• Problem details:
Pictures within the data are to be left out; everything else must be reproduced exactly.
════════
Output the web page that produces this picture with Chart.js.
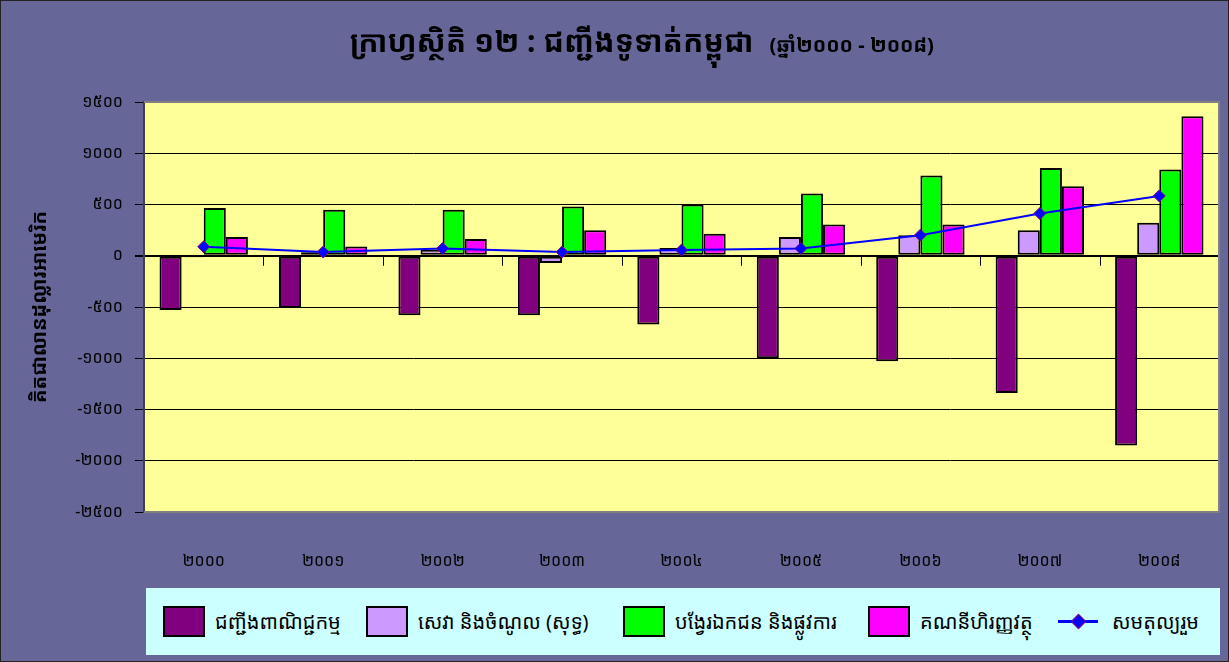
<!DOCTYPE html>
<html><head><meta charset="utf-8">
<script src="https://cdn.jsdelivr.net/npm/chart.js@4.4.1/dist/chart.umd.min.js"></script>
<style>
html,body{margin:0;padding:0;background:#666699;}
#wrap{position:relative;width:1229px;height:662px;overflow:hidden;background:#666699;}
#c{position:absolute;left:0;top:0;}
#frame{position:absolute;left:0;top:0;width:1229px;height:662px;box-sizing:border-box;border:1px solid #222;pointer-events:none;}
#title{position:absolute;top:20px;left:0;width:1284px;text-align:center;font-weight:bold;font-size:30px;color:#000;white-space:nowrap;font-family:'Khmer OS','Noto Sans Khmer','Noto Serif Khmer','Khmer OS System','DejaVu Sans',sans-serif;}
#title .sub{font-size:20px;font-weight:bold;margin-left:16px;}
#legend{position:absolute;left:146px;top:588px;width:1074px;height:67px;background:#CCFFFF;font-family:'Khmer OS','Noto Sans Khmer','Noto Serif Khmer','Khmer OS System','DejaVu Sans',sans-serif;font-size:20px;color:#000;}
.item{position:absolute;top:0;height:67px;display:flex;align-items:center;white-space:nowrap;}
.sw{width:42px;height:31px;border:2px solid #000;box-sizing:border-box;margin-right:10px;}
.ln{position:relative;width:40px;height:31px;margin-right:14px;}
.ln:before{content:'';position:absolute;left:0;top:14px;width:40px;height:3px;background:#0000FF;}
.ln:after{content:'';position:absolute;left:15px;top:10px;width:9px;height:9px;background:#0000FF;border:1px solid #800080;transform:rotate(45deg);}
</style>
</head><body>
<div id="wrap">
<canvas id="c" width="1229" height="662"></canvas>
<div id="title"></div>
<div id="legend"></div>
<div id="frame"></div>
</div>
<script>
const categories = ['២០០០','២០០១','២០០២','២០០៣','២០០៤','២០០៥','២០០៦','២០០៧','២០០៨'];
const tradeBalance = [-530,-510,-580,-580,-670,-1000,-1030,-1340,-1850];
const servicesIncome = [-15,35,58,-70,75,182,200,250,322];
const transfers = [465,448,448,480,500,607,782,857,841];
const financialAccount = [182,91,163,250,214,305,305,679,1361];
const overallBalance = [88,36,71,36,55,71,201,412,584];
const yTickValues = [1500,1000,500,0,-500,-1000,-1500,-2000,-2500];
const yTickLabels = ['១៥០០','១០០០','៥០០','០','-៥០០','-១០០០','-១៥០០','-២០០០','-២៥០០'];
const seriesNames = ['ជញ្ជីងពាណិជ្ជកម្ម','សេវា និងចំណូល (សុទ្ធ)','បង្វែរឯកជន និងផ្លូវការ','គណនីហិរញ្ញវត្ថុ','សមតុល្យរួម'];
const titleMain = 'ក្រាហ្វស្ថិតិ ១២ :  ជញ្ជីងទូទាត់កម្ពុជា';
const titleSub = '(ឆ្នាំ២០០០ - ២០០៨)';
const yAxisTitle = 'គិតជាលានដុល្លារអាមេរិក';
const colors = ['#800080','#CC99FF','#00FF00','#FF00FF','#0000FF'];

const FONT = "'Khmer OS','Noto Sans Khmer','Noto Serif Khmer','Khmer OS System','DejaVu Sans',sans-serif";

document.getElementById('title').innerHTML = titleMain + '<span class="sub">' + titleSub + '</span>';

// legend
const legendLefts = [163, 366, 623, 868, 1058];
const lg = document.getElementById('legend');
seriesNames.forEach((n, i) => {
  const it = document.createElement('div');
  it.className = 'item';
  it.style.left = (legendLefts[i] - 146) + 'px';
  const sw = document.createElement('div');
  if (i < 4) { sw.className = 'sw'; sw.style.background = colors[i]; }
  else { sw.className = 'ln'; }
  const tx = document.createElement('span');
  tx.textContent = n;
  it.appendChild(sw); it.appendChild(tx);
  lg.appendChild(it);
});

const plotDeco = {
  id: 'plotDeco',
  beforeDraw(chart) {
    const {ctx, chartArea: a} = chart;
    ctx.save();
    ctx.fillStyle = '#FFFF99';
    ctx.fillRect(a.left, a.top, a.right - a.left, a.bottom - a.top);
    ctx.restore();
  },
  afterDatasetsDraw(chart) {
    const {ctx, chartArea: a, scales} = chart;
    const y0 = scales.y.getPixelForValue(0);
    const xs = scales.x;
    ctx.save();
    ctx.strokeStyle = '#000';
    ctx.lineWidth = 1;
    const n = categories.length;
    const step = (xs.getPixelForValue(1) - xs.getPixelForValue(0));
    for (let i = 1; i < n; i++) {
      const x = Math.round(xs.getPixelForValue(i) - step / 2) + 0.5;
      ctx.beginPath(); ctx.moveTo(x, y0); ctx.lineTo(x, y0 + 10); ctx.stroke();
    }
    ctx.strokeStyle = '#808080';
    ctx.lineWidth = 2;
    ctx.beginPath();
    ctx.moveTo(a.left, a.top); ctx.lineTo(a.right, a.top); ctx.lineTo(a.right, a.bottom); ctx.lineTo(a.left, a.bottom);
    ctx.stroke();
    ctx.restore();
  }
};

const barDs = (label, data, color) => ({
  type: 'bar', label, data, backgroundColor: color, borderColor: '#000', borderWidth: 2,
  borderSkipped: false, order: 1, categoryPercentage: 0.74, barPercentage: 1.0
});

new Chart(document.getElementById('c'), {
  data: {
    labels: categories,
    datasets: [
      barDs(seriesNames[0], tradeBalance, colors[0]),
      barDs(seriesNames[1], servicesIncome, colors[1]),
      barDs(seriesNames[2], transfers, colors[2]),
      barDs(seriesNames[3], financialAccount, colors[3]),
      {
        type: 'line', label: seriesNames[4], data: overallBalance, borderColor: '#0000FF', borderWidth: 2,
        backgroundColor: '#0000FF', pointStyle: 'rectRot', pointRadius: 6, pointBorderColor: '#800080',
        pointBorderWidth: 1, pointBackgroundColor: '#0000FF', tension: 0, order: 0, fill: false
      }
    ]
  },
  options: {
    responsive: false, animation: false, devicePixelRatio: 1,
    layout: {padding: {top: 102, left: 10, right: 10, bottom: 80}},
    plugins: {legend: {display: false}, title: {display: false}, tooltip: {enabled: false}},
    scales: {
      x: {
        type: 'category',
        grid: {display: false, drawTicks: false},
        border: {display: false},
        ticks: {color: '#000', font: {family: FONT, size: 16}, padding: 40, maxRotation: 0},
        afterFit(s) { s.height = 70; }
      },
      y: {
        min: -2500, max: 1500,
        afterBuildTicks(s) { s.ticks = yTickValues.map(v => ({value: v})); },
        grid: {
          color: '#000', lineWidth: c => (c.tick && c.tick.value === 0) ? 2 : 1,
          tickLength: 9, tickColor: '#000', drawTicks: true
        },
        border: {display: true, color: '#404040', width: 2},
        ticks: {
          color: '#000', font: {family: FONT, size: 16}, padding: 12,
          callback: (v) => { const i = yTickValues.indexOf(v); return i >= 0 ? yTickLabels[i] : ''; }
        },
        title: {display: true, text: yAxisTitle, color: '#000', font: {family: FONT, size: 20, weight: 'bold'}, padding: {top: 18, bottom: 0}},
        afterFit(s) { s.width = 134; }
      }
    }
  },
  plugins: [plotDeco]
});
</script>
</body></html>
════════
• Response to this task:
Output the web page that produces this picture with Chart.js.
<!DOCTYPE html>
<html><head><meta charset="utf-8">
<script src="https://cdn.jsdelivr.net/npm/chart.js@4.4.1/dist/chart.umd.min.js"></script>
<style>
html,body{margin:0;padding:0;background:#666699;}
#wrap{position:relative;width:1229px;height:662px;overflow:hidden;background:#666699;}
#c{position:absolute;left:0;top:0;}
#frame{position:absolute;left:0;top:0;width:1229px;height:662px;box-sizing:border-box;border:1px solid #222;pointer-events:none;}
#title{position:absolute;top:20px;left:0;width:1284px;text-align:center;font-weight:bold;font-size:30px;color:#000;white-space:nowrap;font-family:'Khmer OS','Noto Sans Khmer','Noto Serif Khmer','Khmer OS System','DejaVu Sans',sans-serif;}
#title .sub{font-size:20px;font-weight:bold;margin-left:16px;}
#legend{position:absolute;left:146px;top:588px;width:1074px;height:67px;background:#CCFFFF;font-family:'Khmer OS','Noto Sans Khmer','Noto Serif Khmer','Khmer OS System','DejaVu Sans',sans-serif;font-size:20px;color:#000;}
.item{position:absolute;top:0;height:67px;display:flex;align-items:center;white-space:nowrap;}
.sw{width:42px;height:31px;border:2px solid #000;box-sizing:border-box;margin-right:10px;}
.ln{position:relative;width:40px;height:31px;margin-right:14px;}
.ln:before{content:'';position:absolute;left:0;top:14px;width:40px;height:3px;background:#0000FF;}
.ln:after{content:'';position:absolute;left:15px;top:10px;width:9px;height:9px;background:#0000FF;border:1px solid #800080;transform:rotate(45deg);}
</style>
</head><body>
<div id="wrap">
<canvas id="c" width="1229" height="662"></canvas>
<div id="title"></div>
<div id="legend"></div>
<div id="frame"></div>
</div>
<script>
const categories = ['២០០០','២០០១','២០០២','២០០៣','២០០៤','២០០៥','២០០៦','២០០៧','២០០៨'];
const tradeBalance = [-530,-510,-580,-580,-670,-1000,-1030,-1340,-1850];
const servicesIncome = [-15,35,58,-70,75,182,200,250,322];
const transfers = [465,448,448,480,500,607,782,857,841];
const financialAccount = [182,91,163,250,214,305,305,679,1361];
const overallBalance = [88,36,71,36,55,71,201,412,584];
const yTickValues = [1500,1000,500,0,-500,-1000,-1500,-2000,-2500];
const yTickLabels = ['១៥០០','១០០០','៥០០','០','-៥០០','-១០០០','-១៥០០','-២០០០','-២៥០០'];
const seriesNames = ['ជញ្ជីងពាណិជ្ជកម្ម','សេវា និងចំណូល (សុទ្ធ)','បង្វែរឯកជន និងផ្លូវការ','គណនីហិរញ្ញវត្ថុ','សមតុល្យរួម'];
const titleMain = 'ក្រាហ្វស្ថិតិ ១២ :  ជញ្ជីងទូទាត់កម្ពុជា';
const titleSub = '(ឆ្នាំ២០០០ - ២០០៨)';
const yAxisTitle = 'គិតជាលានដុល្លារអាមេរិក';
const colors = ['#800080','#CC99FF','#00FF00','#FF00FF','#0000FF'];

const FONT = "'Khmer OS','Noto Sans Khmer','Noto Serif Khmer','Khmer OS System','DejaVu Sans',sans-serif";

document.getElementById('title').innerHTML = titleMain + '<span class="sub">' + titleSub + '</span>';

// legend
const legendLefts = [163, 366, 623, 868, 1058];
const lg = document.getElementById('legend');
seriesNames.forEach((n, i) => {
  const it = document.createElement('div');
  it.className = 'item';
  it.style.left = (legendLefts[i] - 146) + 'px';
  const sw = document.createElement('div');
  if (i < 4) { sw.className = 'sw'; sw.style.background = colors[i]; }
  else { sw.className = 'ln'; }
  const tx = document.createElement('span');
  tx.textContent = n;
  it.appendChild(sw); it.appendChild(tx);
  lg.appendChild(it);
});

const plotDeco = {
  id: 'plotDeco',
  beforeDraw(chart) {
    const {ctx, chartArea: a} = chart;
    ctx.save();
    ctx.fillStyle = '#FFFF99';
    ctx.fillRect(a.left, a.top, a.right - a.left, a.bottom - a.top);
    ctx.restore();
  },
  afterDatasetsDraw(chart) {
    const {ctx, chartArea: a, scales} = chart;
    const y0 = scales.y.getPixelForValue(0);
    const xs = scales.x;
    ctx.save();
    ctx.strokeStyle = '#000';
    ctx.lineWidth = 1;
    const n = categories.length;
    const step = (xs.getPixelForValue(1) - xs.getPixelForValue(0));
    for (let i = 1; i < n; i++) {
      const x = Math.round(xs.getPixelForValue(i) - step / 2) + 0.5;
      ctx.beginPath(); ctx.moveTo(x, y0); ctx.lineTo(x, y0 + 10); ctx.stroke();
    }
    ctx.strokeStyle = '#808080';
    ctx.lineWidth = 2;
    ctx.beginPath();
    ctx.moveTo(a.left, a.top); ctx.lineTo(a.right, a.top); ctx.lineTo(a.right, a.bottom); ctx.lineTo(a.left, a.bottom);
    ctx.stroke();
    ctx.restore();
  }
};

const barDs = (label, data, color) => ({
  type: 'bar', label, data, backgroundColor: color, borderColor: '#000', borderWidth: 2,
  borderSkipped: false, order: 1, categoryPercentage: 0.74, barPercentage: 1.0
});

new Chart(document.getElementById('c'), {
  data: {
    labels: categories,
    datasets: [
      barDs(seriesNames[0], tradeBalance, colors[0]),
      barDs(seriesNames[1], servicesIncome, colors[1]),
      barDs(seriesNames[2], transfers, colors[2]),
      barDs(seriesNames[3], financialAccount, colors[3]),
      {
        type: 'line', label: seriesNames[4], data: overallBalance, borderColor: '#0000FF', borderWidth: 2,
        backgroundColor: '#0000FF', pointStyle: 'rectRot', pointRadius: 6, pointBorderColor: '#800080',
        pointBorderWidth: 1, pointBackgroundColor: '#0000FF', tension: 0, order: 0, fill: false
      }
    ]
  },
  options: {
    responsive: false, animation: false, devicePixelRatio: 1,
    layout: {padding: {top: 102, left: 10, right: 10, bottom: 80}},
    plugins: {legend: {display: false}, title: {display: false}, tooltip: {enabled: false}},
    scales: {
      x: {
        type: 'category',
        grid: {display: false, drawTicks: false},
        border: {display: false},
        ticks: {color: '#000', font: {family: FONT, size: 16}, padding: 40, maxRotation: 0},
        afterFit(s) { s.height = 70; }
      },
      y: {
        min: -2500, max: 1500,
        afterBuildTicks(s) { s.ticks = yTickValues.map(v => ({value: v})); },
        grid: {
          color: '#000', lineWidth: c => (c.tick && c.tick.value === 0) ? 2 : 1,
          tickLength: 9, tickColor: '#000', drawTicks: true
        },
        border: {display: true, color: '#404040', width: 2},
        ticks: {
          color: '#000', font: {family: FONT, size: 16}, padding: 12,
          callback: (v) => { const i = yTickValues.indexOf(v); return i >= 0 ? yTickLabels[i] : ''; }
        },
        title: {display: true, text: yAxisTitle, color: '#000', font: {family: FONT, size: 20, weight: 'bold'}, padding: {top: 18, bottom: 0}},
        afterFit(s) { s.width = 134; }
      }
    }
  },
  plugins: [plotDeco]
});
</script>
</body></html>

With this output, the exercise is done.